Do you sit at the table and speak up? Do you feel valued by your colleagues when you do?

This post is part of #MicroblogMondays. To read the inaugural post and find out how you can participate, click here.



Filed under A (Good) Day's Work, Life after the PhD, Microblog Mondays

7 responses to “Microblog Mondays: Silent Women

  1. I think it’s great that you (and your sisters) are one of those who speak up! I fall into the silent category. I’m better about it now but I still rarely say anything unless I really, really want to ask the question or am really, really sure of my statement. It’s not actually a useful trait.

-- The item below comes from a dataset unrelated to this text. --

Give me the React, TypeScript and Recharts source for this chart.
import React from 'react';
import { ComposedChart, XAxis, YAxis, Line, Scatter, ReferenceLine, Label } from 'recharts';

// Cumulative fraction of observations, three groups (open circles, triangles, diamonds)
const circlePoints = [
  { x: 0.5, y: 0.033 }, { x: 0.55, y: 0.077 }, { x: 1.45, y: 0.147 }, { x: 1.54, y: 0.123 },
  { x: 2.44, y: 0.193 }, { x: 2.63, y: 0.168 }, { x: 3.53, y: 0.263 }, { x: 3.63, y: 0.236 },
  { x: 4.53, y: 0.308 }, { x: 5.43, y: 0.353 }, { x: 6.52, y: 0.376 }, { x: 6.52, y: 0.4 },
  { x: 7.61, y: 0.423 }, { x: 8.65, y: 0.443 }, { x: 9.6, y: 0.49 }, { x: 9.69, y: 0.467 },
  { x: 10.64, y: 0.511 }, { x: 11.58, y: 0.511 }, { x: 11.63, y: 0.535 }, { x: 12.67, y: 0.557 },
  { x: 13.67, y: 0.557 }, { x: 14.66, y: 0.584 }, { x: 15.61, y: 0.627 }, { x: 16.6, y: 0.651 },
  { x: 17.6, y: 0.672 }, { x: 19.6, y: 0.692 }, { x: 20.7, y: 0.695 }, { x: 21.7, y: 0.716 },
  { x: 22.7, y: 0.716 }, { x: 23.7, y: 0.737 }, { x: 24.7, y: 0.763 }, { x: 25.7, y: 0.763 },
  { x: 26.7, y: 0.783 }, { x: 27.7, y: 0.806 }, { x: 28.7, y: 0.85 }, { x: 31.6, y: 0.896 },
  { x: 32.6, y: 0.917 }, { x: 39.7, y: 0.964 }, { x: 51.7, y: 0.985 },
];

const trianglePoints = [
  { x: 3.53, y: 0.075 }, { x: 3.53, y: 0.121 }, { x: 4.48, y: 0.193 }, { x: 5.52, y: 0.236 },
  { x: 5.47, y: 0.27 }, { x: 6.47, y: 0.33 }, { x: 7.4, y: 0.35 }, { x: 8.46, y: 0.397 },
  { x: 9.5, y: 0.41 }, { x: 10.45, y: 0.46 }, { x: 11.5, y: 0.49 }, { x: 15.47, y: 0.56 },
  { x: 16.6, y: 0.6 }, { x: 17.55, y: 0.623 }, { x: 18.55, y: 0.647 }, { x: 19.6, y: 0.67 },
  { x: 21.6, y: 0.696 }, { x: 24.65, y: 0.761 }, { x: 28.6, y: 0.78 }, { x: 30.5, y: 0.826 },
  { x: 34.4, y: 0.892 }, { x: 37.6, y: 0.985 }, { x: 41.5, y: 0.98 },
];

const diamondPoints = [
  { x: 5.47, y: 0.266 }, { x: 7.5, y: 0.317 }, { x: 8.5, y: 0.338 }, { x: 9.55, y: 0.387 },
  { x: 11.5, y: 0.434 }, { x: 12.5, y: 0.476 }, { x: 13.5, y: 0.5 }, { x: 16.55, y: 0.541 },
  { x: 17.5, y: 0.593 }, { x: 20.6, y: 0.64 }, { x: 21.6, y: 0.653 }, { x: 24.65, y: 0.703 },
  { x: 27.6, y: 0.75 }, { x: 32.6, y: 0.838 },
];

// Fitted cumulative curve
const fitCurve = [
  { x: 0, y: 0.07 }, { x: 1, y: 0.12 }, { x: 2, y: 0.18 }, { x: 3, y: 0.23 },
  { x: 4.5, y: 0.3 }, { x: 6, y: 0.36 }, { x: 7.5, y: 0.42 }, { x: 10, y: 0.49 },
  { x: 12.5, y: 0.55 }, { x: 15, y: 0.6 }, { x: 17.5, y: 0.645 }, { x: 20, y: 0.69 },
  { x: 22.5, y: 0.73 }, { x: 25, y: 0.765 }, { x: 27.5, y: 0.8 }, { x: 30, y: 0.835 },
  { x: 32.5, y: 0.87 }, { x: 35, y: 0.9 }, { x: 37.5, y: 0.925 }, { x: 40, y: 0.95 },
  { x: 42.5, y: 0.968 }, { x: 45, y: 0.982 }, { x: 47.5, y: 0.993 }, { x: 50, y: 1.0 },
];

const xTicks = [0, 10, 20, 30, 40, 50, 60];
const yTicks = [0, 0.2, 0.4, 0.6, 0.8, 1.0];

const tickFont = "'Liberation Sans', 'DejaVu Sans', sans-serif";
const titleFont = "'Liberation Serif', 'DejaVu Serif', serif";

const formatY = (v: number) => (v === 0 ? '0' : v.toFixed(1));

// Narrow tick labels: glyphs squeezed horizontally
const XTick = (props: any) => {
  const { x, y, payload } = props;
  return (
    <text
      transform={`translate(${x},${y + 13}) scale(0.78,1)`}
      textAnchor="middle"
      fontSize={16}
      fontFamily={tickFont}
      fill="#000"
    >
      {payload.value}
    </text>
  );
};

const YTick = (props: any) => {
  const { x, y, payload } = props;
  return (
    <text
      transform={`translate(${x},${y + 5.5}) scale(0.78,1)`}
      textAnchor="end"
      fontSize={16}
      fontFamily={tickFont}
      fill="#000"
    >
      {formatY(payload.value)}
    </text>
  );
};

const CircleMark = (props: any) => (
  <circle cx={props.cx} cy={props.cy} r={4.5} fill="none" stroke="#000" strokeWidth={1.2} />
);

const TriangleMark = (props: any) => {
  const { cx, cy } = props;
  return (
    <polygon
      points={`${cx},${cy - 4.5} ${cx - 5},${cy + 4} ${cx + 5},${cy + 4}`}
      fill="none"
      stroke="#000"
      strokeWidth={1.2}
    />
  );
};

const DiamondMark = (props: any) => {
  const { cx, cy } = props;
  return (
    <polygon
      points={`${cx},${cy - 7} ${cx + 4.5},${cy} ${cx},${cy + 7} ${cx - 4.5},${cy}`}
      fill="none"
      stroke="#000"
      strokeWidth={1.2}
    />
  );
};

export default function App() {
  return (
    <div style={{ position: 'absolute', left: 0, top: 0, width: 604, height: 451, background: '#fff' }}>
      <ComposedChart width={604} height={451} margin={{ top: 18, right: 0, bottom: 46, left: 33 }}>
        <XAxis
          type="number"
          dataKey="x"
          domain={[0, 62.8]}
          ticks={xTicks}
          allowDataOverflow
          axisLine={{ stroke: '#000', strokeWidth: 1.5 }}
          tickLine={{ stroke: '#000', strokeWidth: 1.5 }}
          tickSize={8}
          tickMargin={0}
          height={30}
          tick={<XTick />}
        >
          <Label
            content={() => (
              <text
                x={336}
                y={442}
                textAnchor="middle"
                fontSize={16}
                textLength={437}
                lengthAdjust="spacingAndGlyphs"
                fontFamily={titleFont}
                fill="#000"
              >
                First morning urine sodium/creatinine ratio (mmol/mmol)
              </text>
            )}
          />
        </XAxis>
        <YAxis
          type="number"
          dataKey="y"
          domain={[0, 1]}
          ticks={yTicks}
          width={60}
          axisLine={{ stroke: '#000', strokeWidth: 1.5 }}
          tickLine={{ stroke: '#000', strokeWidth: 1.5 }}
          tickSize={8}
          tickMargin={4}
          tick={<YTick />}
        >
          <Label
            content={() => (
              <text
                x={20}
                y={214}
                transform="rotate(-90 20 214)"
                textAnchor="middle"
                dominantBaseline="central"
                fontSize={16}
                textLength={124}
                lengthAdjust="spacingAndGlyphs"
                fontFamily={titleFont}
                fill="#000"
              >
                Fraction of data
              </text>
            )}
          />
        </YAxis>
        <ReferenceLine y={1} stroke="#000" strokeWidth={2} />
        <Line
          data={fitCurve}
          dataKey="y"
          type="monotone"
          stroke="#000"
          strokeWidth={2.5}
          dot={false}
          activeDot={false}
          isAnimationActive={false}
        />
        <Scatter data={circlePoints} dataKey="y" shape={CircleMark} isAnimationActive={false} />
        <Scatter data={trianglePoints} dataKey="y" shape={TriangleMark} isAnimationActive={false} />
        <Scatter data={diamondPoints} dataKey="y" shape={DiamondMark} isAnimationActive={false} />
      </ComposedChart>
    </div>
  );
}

  2. Good for you for telling the younger woman that he contribution was valuable. Those kind of thing interactions will encourage her to co to us to speak up in the future. It’s casual mentoring 🙂

  3. I have routinely been amazed by how far a little amplification can go. I’ve done it in workshops and on panels – referring back to a woman’s point when it was reiterated by a man and subsequently credited to him, calling on women and men equally for question periods (and young and old equally, ageism being a giant problem in my field in that the whiter your hair the more questions you usually get to ask). I once used some of the time for questions for my talk to allow two women to ask questions of the previous speaker, explicitly saying “they had their hands up first and were overlooked”. I’m slowly building my reputation and renown, and I’m trying hard to use it wisely when I’m in the position of invited speaker or panelist.

  4. nonsequiturchica

    Nice work! I was certainly less vocal when I was younger and just starting out because I was smart enough to know that I didn’t know anything. Nowadays I simply don’t care and will speak up anyway. I wear a number of different hats at work and depending on the audience, I’m either one of many women or one of the only women in the group. Either way, I am a loud mouth. 🙂

  5. Mel

    I do speak up when I have something to say, but many times, I’m not saying anything because I just want to listen. I wonder if anyone has studied whether quietness is more pervasive in men or women. What percentage of students speak in an all girls school? What percentage of students speak in an all boys school?

  6. I will admit to being one of the more silent/timid types. I will never forget the one time I spoke up in a meeting, made a bit of a joke & an observation… crickets. Ten minutes later, one of the guys said almost exactly the same thing — and of course everyone laughed & thought he was brilliant. My jaw practically hit the table; I’d heard stories about such things happening but to see it happening, to ME, was something else. Thank you for encouraging those other women in the room! And can I say how fabulous I think it is that you’re doing this project with your husband? I have no idea what the book is about or if I’d understand anything in it, but now you have my interest piqued to read it, lol. 😉

  7. Turia

    I won’t say what the book is about on the blog as that would out me for sure, but feel free to email if you’d like more details. 🙂 I basically forced my husband into putting me on the project. He had originally planned for me to write one of the chapters in the volume but not be an editor. I pointed out that a) the other editors were not going to do any work and b) I was going to live with the project for years on end so might as well get the credit for it. The decision made more sense when we first came up with the idea, which was when we thought we were going to be a one child family, as I’m not doing a great job right now of meeting deadlines. But I will be of more help in the coming months/years, and it is nice to be working on something together.